SHERLOCK HOLMES PASTICHE a la Laurie King: Laurie King has Holmes’ wife, but Nancy Springer has Holmes’ younger teenage sister, Enola, as her star protagonist in her award-winning series.
JAPANESE HISTORICAL a la Laura Joh Rowland and I.J. Parker: There’s a samurai apprentice boy sleuth in Dorothy and Thomas Hoobler’s series set in Japan in the 1700s.
There are a number of standalones, especially for YA readers—dark stuff that would make some hardboiled mysteries for adults look light weight. Have you come across an interesting mystery for younger readers? Have you thought about writing a book for the middle-grade or YA market? If so, please comment. If you would never consider writing for children, we’d like to hear from you, too.
I also want to make note of my mystery colleagues who have recently published books for the youth market: Susan McBride (her DEBS series debuts this week and it’s listed on Kid’s Indie Next List [formerly Booksense Picks]—congrats, Susan!) and Lauren Henderson. Susan, Lauren and I all have the same editor at Delacorte. And Chris Grabenstein has his hands full with a launch of a children’s book, THE CROSSROADS (been getting great reviews) and his next installment in his John Ceepak mystery series for adults.
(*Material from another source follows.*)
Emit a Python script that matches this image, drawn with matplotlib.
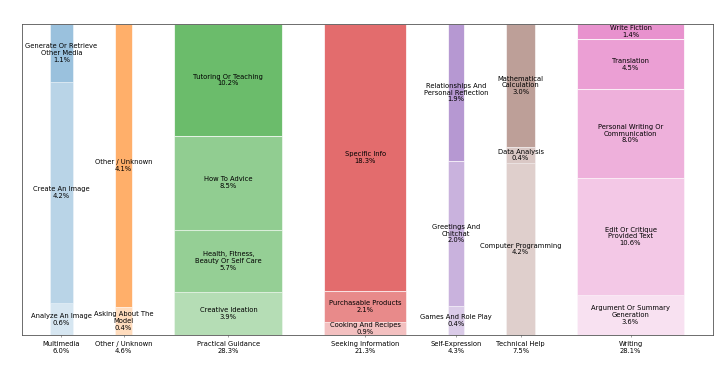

I’ve asked Susan to stop by here today so if you have any questions or comments for her, please leave her a note and she may reply. And thanks, Murderati, and specifically Pari Noskin Taichert for having me here. Happy last days of summer or back to school!
JAPANESE WORDS OF THE WEEK: kurai and pinku.
Kurai means dark, not only visually but emotionally/spiritually. In terms of noir, it’s usually phoeneticized as “nowaru.” There’s even an anime series with two female assassins by that same name.
One guess what pinku means—the Japanese love their gairaigo, their transliterated words from foreign languages (most often English). For those who haven’t waken up yet, pinku is pink. Remember the Pink Ladies, a Japanese girl band from the 1980s? I guess pinku also refers to Japanese soft-porn movies from the Sixties to the Eighties. Learn something every day from Google.